E però si stanno mettendo in piedi iniziative positive. Ne parla Stefania Nicasi. Così a Cuneo dall’idea di Luca Peotta, un imprenditore sull’orlo del disastro, è nato nel 2009 il movimento “Imprese che resistono”. E’ stato avviato il progetto “Terraferma”: una “rete di psicologi nata per dare ascolto a imprenditori e lavoratori finiti nella stretta della crisi economica”. Sono venticinque psicologi sparsi in tutta Italia che ricevono in media tre chiamate al giorno. A Vigonza (Padova) c’è la sede simbolica di “Speranza al lavoro” fondata dall’Associazione dei familiari degli imprenditori suicidi. Qui un numero verde fornirà ascolto e aiuto psicologico agli imprenditori in difficoltà. Mentre una banca Etica studierà percorsi di credito per l’emergenza. Tutto per impulso delle figlie di due imprenditori suicidi, Laura Tamiozzo e Flavia Schiavon: “Vogliamo ascoltare chi rischia la desertificazione emotiva ed economica. La cultura della ricchezza ha aumentato individualismo ed egoismo. Noi vogliamo essere una scelta di solidarietà e di etica di fronte a questo deserto”.
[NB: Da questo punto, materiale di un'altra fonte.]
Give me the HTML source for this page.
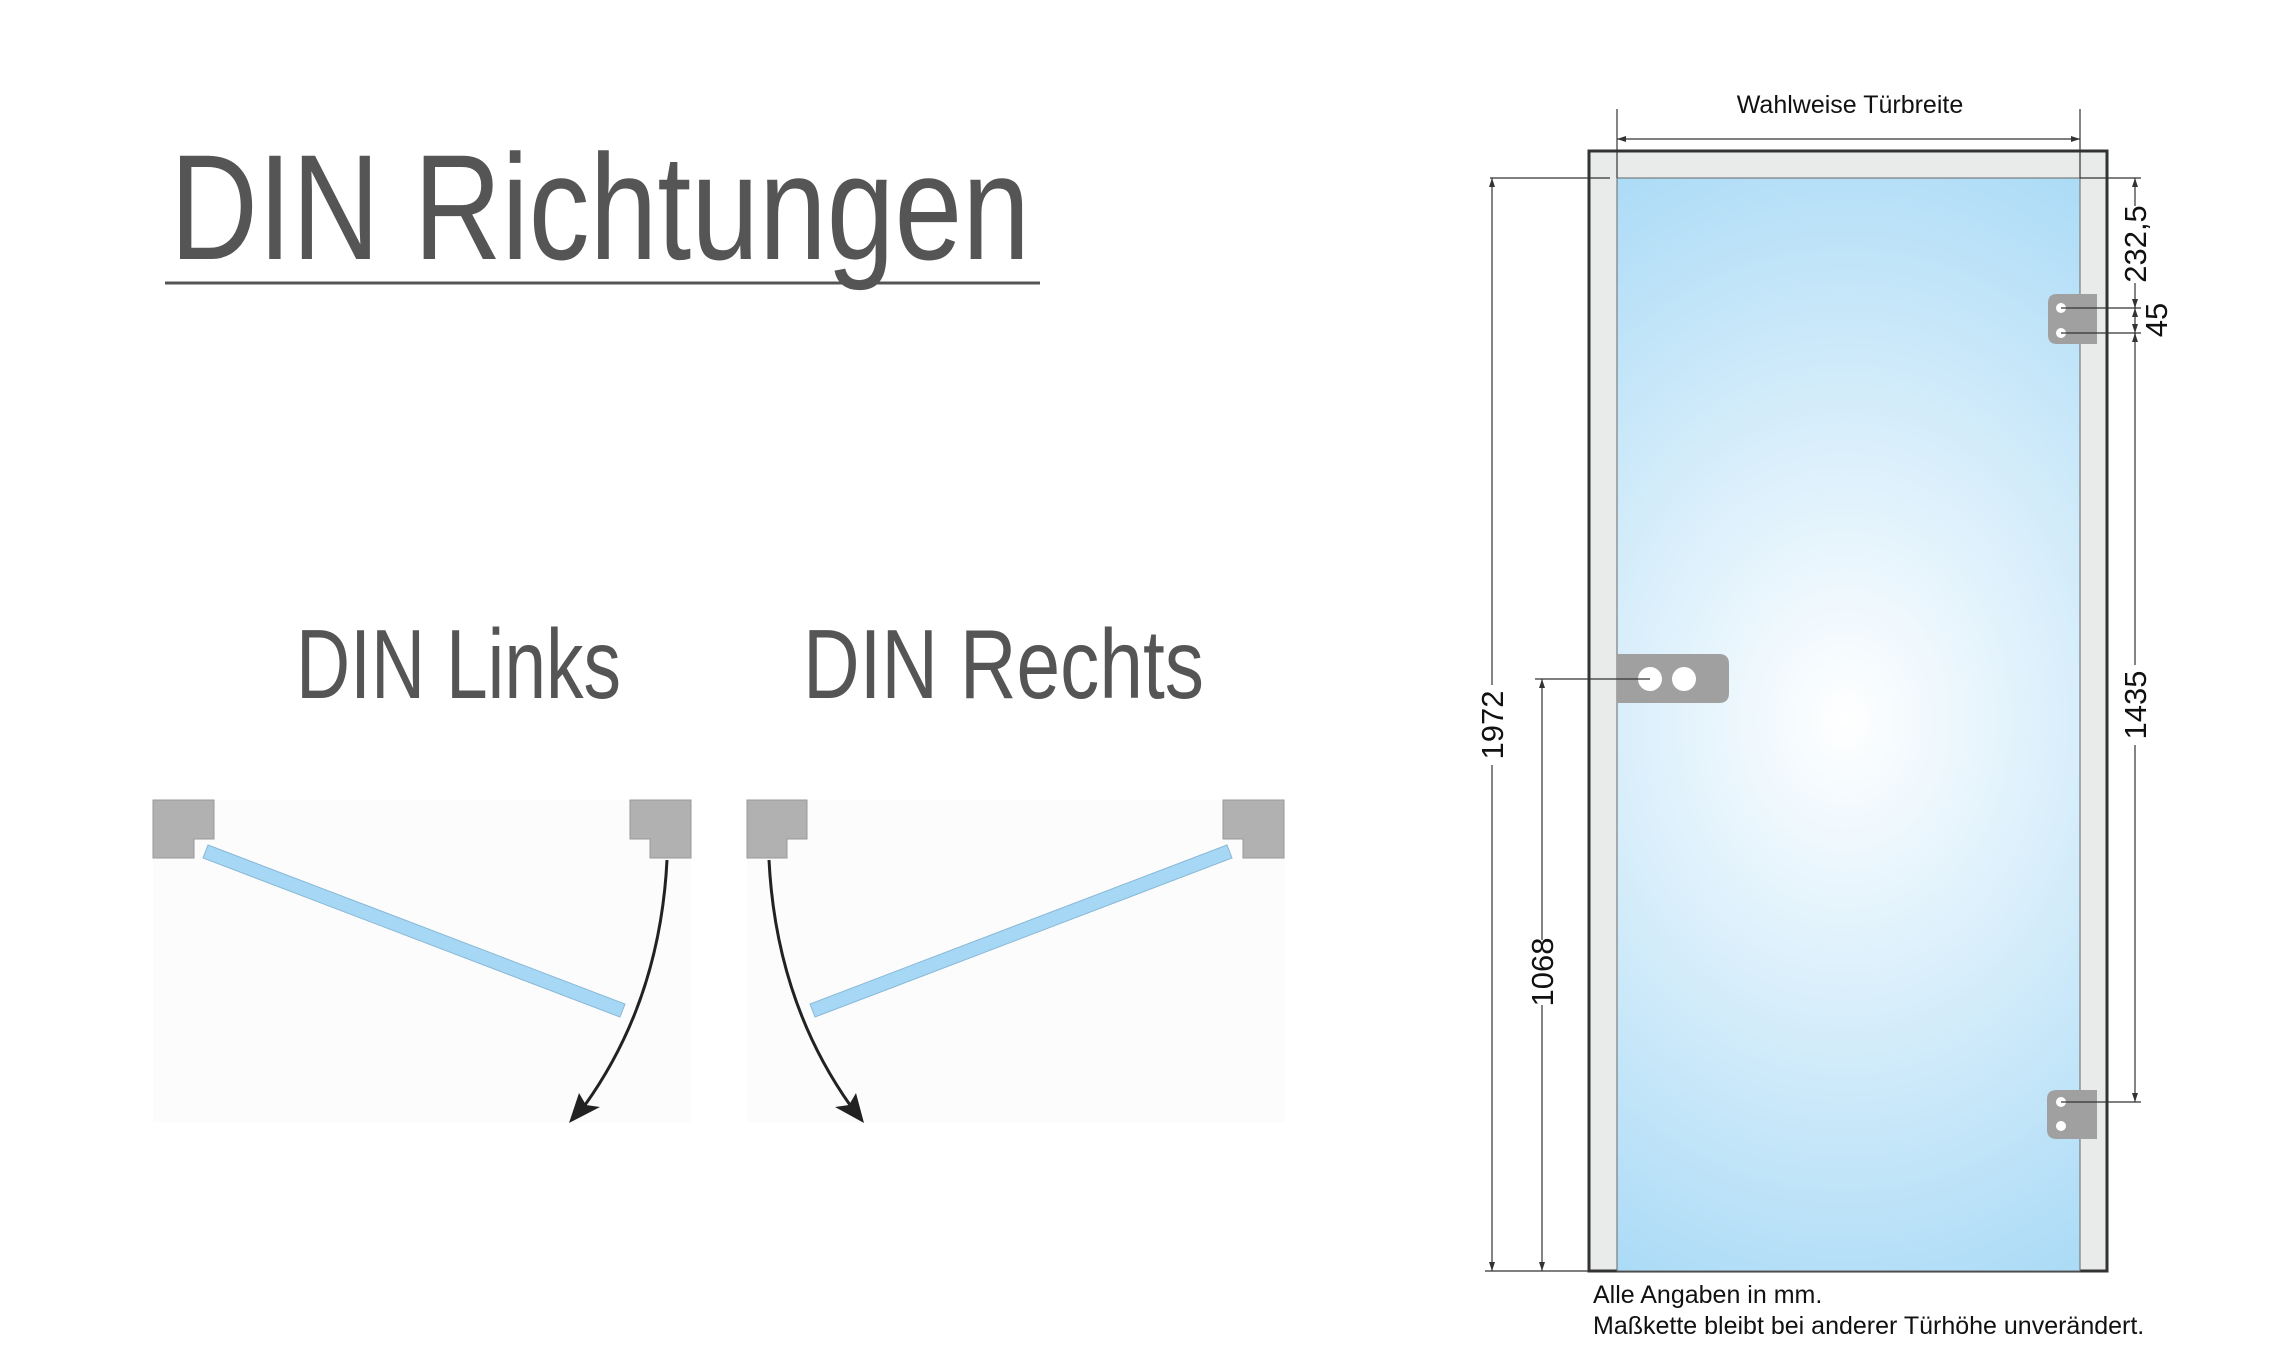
<!DOCTYPE html>
<html><head><meta charset="utf-8"><style>
html,body{margin:0;padding:0;background:#fff;}
svg{display:block;}
</style></head><body>
<svg width="2291" height="1371" viewBox="0 0 2291 1371" xmlns="http://www.w3.org/2000/svg">
<defs>
<radialGradient id="g" cx="1845" cy="720" r="560" gradientUnits="userSpaceOnUse" gradientTransform="translate(1845 720) scale(1 1.25) translate(-1845 -720)">
<stop offset="0" stop-color="#ffffff"/>
<stop offset="1" stop-color="#a0d6f5"/>
</radialGradient>
</defs>

<!-- Title -->
<text x="170" y="259" font-family="'Liberation Sans',sans-serif" font-size="150" fill="#555" textLength="860" lengthAdjust="spacingAndGlyphs">DIN Richtungen</text>
<line x1="165" y1="283" x2="1040" y2="283" stroke="#555" stroke-width="3"/>

<text x="296" y="698" font-family="'Liberation Sans',sans-serif" font-size="98" fill="#555" textLength="325" lengthAdjust="spacingAndGlyphs">DIN Links</text>
<text x="803" y="698" font-family="'Liberation Sans',sans-serif" font-size="98" fill="#555" textLength="401" lengthAdjust="spacingAndGlyphs">DIN Rechts</text>

<!-- Left diagram -->
<rect x="153" y="800" width="538" height="322" fill="#fcfcfc"/>
<path d="M153,800 H214 V839 H194 V858 H153 Z" fill="#b1b1b1" stroke="#999" stroke-width="1"/>
<path d="M630,800 H691 V858 H650 V839 H630 Z" fill="#b1b1b1" stroke="#999" stroke-width="1"/>
<polygon points="208,845 625,1004 620,1017 203,858" fill="#a6d8f5" stroke="#88b8d6" stroke-width="1"/>
<path d="M667,860 Q660,1000 585,1105" fill="none" stroke="#222" stroke-width="3"/>
<polygon points="569,1123 579,1093 586,1105 600,1107" fill="#222"/>

<!-- Right diagram -->
<rect x="747" y="800" width="538" height="322" fill="#fcfcfc"/>
<path d="M747,800 H807 V839 H787 V858 H747 Z" fill="#b1b1b1" stroke="#999" stroke-width="1"/>
<path d="M1223,800 H1284 V858 H1243 V839 H1223 Z" fill="#b1b1b1" stroke="#999" stroke-width="1"/>
<polygon points="1227,845 810,1004 815,1017 1232,858" fill="#a6d8f5" stroke="#88b8d6" stroke-width="1"/>
<path d="M769,860 Q776,1000 850,1105" fill="none" stroke="#222" stroke-width="3"/>
<polygon points="864,1123 835,1107 849,1105 856,1093" fill="#222"/>

<!-- Door -->
<rect x="1589" y="151" width="518" height="1120" fill="#e9ebea" stroke="#333" stroke-width="3"/>
<rect x="1617" y="178" width="463" height="1093" fill="url(#g)" stroke="#666" stroke-width="1"/>

<!-- hinges -->
<path d="M2057,294 H2097 V344 H2057 Q2048,344 2048,335 V303 Q2048,294 2057,294 Z" fill="#a0a0a0"/>
<circle cx="2061" cy="308" r="5" fill="#fff"/>
<circle cx="2061" cy="333" r="5" fill="#fff"/>
<path d="M2057,1090 H2097 V1139 H2057 Q2047,1139 2047,1130 V1099 Q2047,1090 2057,1090 Z" fill="#a0a0a0"/>
<circle cx="2061" cy="1102" r="5" fill="#fff"/>
<circle cx="2061" cy="1126" r="5" fill="#fff"/>

<!-- handle -->
<path d="M1617,654 H1719 Q1729,654 1729,664 V693 Q1729,703 1719,703 H1617 Z" fill="#a0a0a0"/>
<circle cx="1650" cy="679" r="12" fill="#fff"/>
<circle cx="1684" cy="679" r="12" fill="#fff"/>

<!-- dimension lines -->
<g stroke="#333" stroke-width="1.2" fill="none">
<line x1="1617" y1="109" x2="1617" y2="178"/>
<line x1="2080" y1="109" x2="2080" y2="178"/>
<line x1="1617" y1="139" x2="2080" y2="139"/>
<line x1="1490" y1="178" x2="1610" y2="178"/>
<line x1="2080" y1="178" x2="2141" y2="178"/>
<line x1="2061" y1="308" x2="2141" y2="308"/>
<line x1="2061" y1="333" x2="2141" y2="333"/>
<line x1="2061" y1="1102" x2="2141" y2="1102"/>
<line x1="1535" y1="679" x2="1650" y2="679"/>
<line x1="1485" y1="1271" x2="1589" y2="1271"/>
<line x1="2135" y1="178" x2="2135" y2="206"/>
<line x1="2135" y1="283" x2="2135" y2="308"/>
<line x1="2135" y1="300" x2="2135" y2="340"/>
<line x1="2135" y1="333" x2="2135" y2="665"/>
<line x1="2135" y1="745" x2="2135" y2="1102"/>
<line x1="1492" y1="178" x2="1492" y2="685"/>
<line x1="1492" y1="765" x2="1492" y2="1271"/>
<line x1="1542" y1="679" x2="1542" y2="940"/>
<line x1="1542" y1="1005" x2="1542" y2="1271"/>
</g>
<g fill="#333">
<polygon points="1617,139 1626,136 1626,142"/>
<polygon points="2080,139 2071,136 2071,142"/>
<polygon points="2135,178 2132,187 2138,187"/>
<polygon points="2135,308 2132,299 2138,299"/>
<polygon points="2135,308 2132,317 2138,317"/>
<polygon points="2135,333 2132,324 2138,324"/>
<polygon points="2135,333 2132,342 2138,342"/>
<polygon points="2135,1102 2132,1093 2138,1093"/>
<polygon points="1492,178 1489,187 1495,187"/>
<polygon points="1492,1271 1489,1262 1495,1262"/>
<polygon points="1542,679 1539,688 1545,688"/>
<polygon points="1542,1271 1539,1262 1545,1262"/>
</g>

<g font-family="'Liberation Sans',sans-serif" fill="#111">
<text x="1850" y="113" font-size="25" text-anchor="middle">Wahlweise Türbreite</text>
<text transform="translate(2146,244) rotate(-90)" font-size="31" text-anchor="middle">232,5</text>
<text transform="translate(2167,320) rotate(-90)" font-size="31" text-anchor="middle">45</text>
<text transform="translate(2146,705) rotate(-90)" font-size="31" text-anchor="middle">1435</text>
<text transform="translate(1503,725) rotate(-90)" font-size="31" text-anchor="middle">1972</text>
<text transform="translate(1553,972) rotate(-90)" font-size="31" text-anchor="middle">1068</text>
<text x="1593" y="1303" font-size="25">Alle Angaben in mm.</text>
<text x="1593" y="1334" font-size="25">Maßkette bleibt bei anderer Türhöhe unverändert.</text>
</g>
</svg>
</body></html>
Questo inedito viaggio analitico nel lavoro passa anche nel mondo variegato degli adolescenti veneti. Qui il sociologo Galvano Pizzol osserva: “Sembra che il lavoro non venga più percepito dai giovani come il catalizzatore delle proprie aspirazioni e degli orientamenti personali. Vivono “in una cultura familiare dove permea uno stato di delusione personale”. Con genitori, soprattutto i padri, “amareggiati per la loro condizione lavorativa e la relativa condizione economica”. La delusione nei padri “può produrre il disincanto nei figli maschi”.
Diverse le situazioni vissute da Daniela Bonomo, impegnata in progetti terapeutici in una Asl romana. Qui “La gratificazione per il riconoscimento del proprio valore, per un lavoro ben fatto, porta a un aumento dell’autostima, fa crescere il senso di Sé, così come il suo contrario genera frustrazione e vissuti di fallimento, depressione e spesso comportamenti rabbiosi che tendono a mantenere la coesione di un Sé che rischia di frammentarsi”.
C’è su questo terreno una estesa letteratura internazionale, approfondita da Maria Grazia Vassallo Torrigiani che, tra l’altro, riprende un’intervista di Alberto Luchetti a Christophe Dejours a proposito di suicidi avvenuti negli stessi luoghi di lavoro in Francia. Non basta, ha spiegato Dejours, analizzare la sofferenza come un’esperienza affettiva individuale, “è necessario indagarla anche come espressione della destrutturazione del vivere insieme”. Tutto questo richiede “riformulazioni sia alla psicoanalisi che alla sociologia.
Il lavoro non è solo faticare e produrre. Il lavoro può generare malattia mentale e persino il suicidio, ma può essere anche un mezzo e una risorsa per accrescere la propria soggettività e migliorare il proprio benessere mentale”.
Così, anche con questo dossier gli psicanalisti italiani sembrano voler uscire dalle loro stanze un po’ segrete. Romolo Petrini, in uno dei saggi, ricorda come nel 1909 Sigmund Freud sbarcava in America a “portare la peste”. Ma anche, pensa Petrini, “a contaminare la psicoanalisi con gli apporti di una cultura in rapida crescita”. E conclude: “La psicoanalisi da sempre venera il passato e coltiva il riserbo ma coltiva insieme, attraverso l’ascolto e il contatto con i pazienti, la capacità di pescare il nuovo e di lasciarsi trasformare. Con SPIweb la psicoanalisi italiana è sbarcata in Internet e ha gettato la sua rete”. Anche con un suo Primo Maggio.